23/01/26
Logistics not output to shape Iraq’s oil strategy
Somo hopes to turn the country's logistical constraints to its advantage when it
comes to Opec's quota negotiations, writes Bachar Halabi Dubai, 23 January
(Argus) — Second-largest Opec producer Iraq's state oil marketing company, Somo,
is quietly looking to recast its role in global oil markets, moving beyond its
traditional function as a crude seller towards a more strategic posture centred
on logistics, optionality and market access. Remarks by Somo director-general
Ali Nazar al-Shatari in a recent interview offer a detailed view of how Baghdad
is reassessing export routes and infrastructure priorities perhaps also meant to
impact its positioning within Opec+ over the coming years. At a headline level,
Iraq's oil narrative continues to revolve around vast reserves, constrained
infrastructure and persistent tensions between federal authorities and the
Kurdistan region. But beneath that surface, al-Shatari's comments point to a
strategy shift focused on controlling how, where and under what conditions Iraqi
oil reaches global markets. Somo estimates Iraq exported around 1.15bn bl of
crude last year, generating roughly $84bn in revenue. This compares with exports
of slightly more than 1.2bn bl/yr in 2023 and 2024, when higher oil prices
pushed up annual revenue closer to $95bn–100bn. Average exports from Iraq's
southern terminals stood at around 3.35mn–3.4mn b/d last year, alongside about
200,000 b/d of northbound flows through the Iraq–Turkey pipeline following its
partial restart in October . Somo is explicit that these volumes do not reflect
Iraq's underlying production or marketing capacity. "We can market any quantity
made available for export," al-Shatari said, arguing that the company's ability
to produce exportable crude far exceeds current flows. The binding constraint
lies in pipelines, storage and export infrastructure, rather than in demand or
sales capability, al-Shatari said. Framed this way, Baghdad would argue that
spare capacity exists, even if it is not immediately deployable. This comes
against a backdrop of Iraq having pushed — both privately and openly — for a
higher production baseline within the Opec+ alliance. The timing is significant,
given Opec+ is conducting its maximum sustainable production capacity assessment
this year, with a view to recalibrating quotas by late 2026. But unless those
logistical bottlenecks are actively resolved, they will also limit Iraq's
ability to argue for a higher production baseline under the MSC assessment.

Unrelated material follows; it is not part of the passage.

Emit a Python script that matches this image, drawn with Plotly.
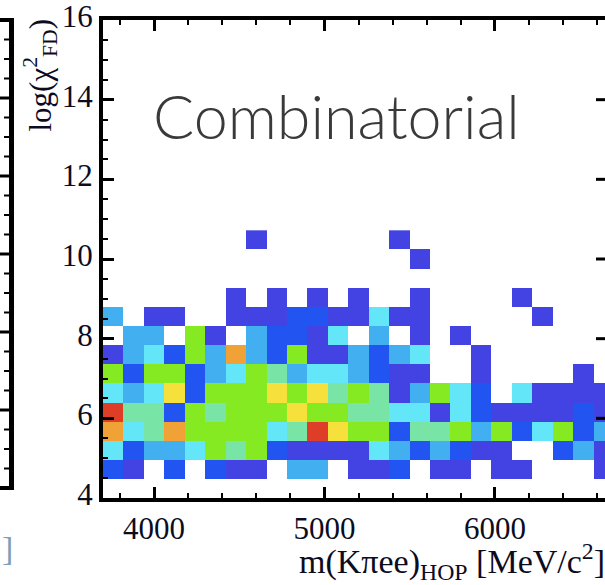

Revenue reasoning For Iraq, the debate is not solely about capacity recognition.
Oil revenue is central to state finances and political stability, funding an
expansive public payroll and a state apparatus heavily reliant on salaries and
transfers to public servants. Baghdad is making the case that latent supply
growth is structural, anchored in upstream capacity, but constrained by
infrastructure rather than policy choice. Still, Somo's assertion of
near-unlimited marketing capacity warrants caution. Iraqi crude remains
structurally competitive but global oil demand growth began to slow last year
and is expected to moderate further in 2026. In Asia-Pacific, refinery
utilisation is increasingly shaped by margins, maintenance cycles and product
market conditions, limiting the region's ability to absorb additional crude
supply on a sustained basis. European appetite for Iraqi sour crude has
strengthened following the loss of Russian supply, but it too is finite. Freight
availability, insurance cover, sanctions compliance and refinery crude
compatibility continue to place practical limits on the market's ability to
absorb additional Iraqi output. These factors influence which buyers can take
more of Iraq's crude and at what cost. In that context, Somo's confidence
reflects less an assumption of unlimited demand than a calculation that improved
logistics and route flexibility will shape Iraq's effective export capacity.
Nowhere is this more evident than in Somo's renewed focus on Turkey's Ceyhan
terminal. The Iraq–Turkey pipeline's twin lines have a combined nameplate
capacity of about 1.4mn b/d, according to al-Shatari, yet only a fraction is
currently utilised. Somo says negotiations with Ankara on a revised framework
agreement are progressing positively, with draft texts being exchanged and both
sides aiming to reach an agreement later this year. Somo views Ceyhan as a
strategic outlet for Iraqi crude into Europe and the Americas, reducing reliance
on southern export infrastructure oriented primarily towards Asian buyers.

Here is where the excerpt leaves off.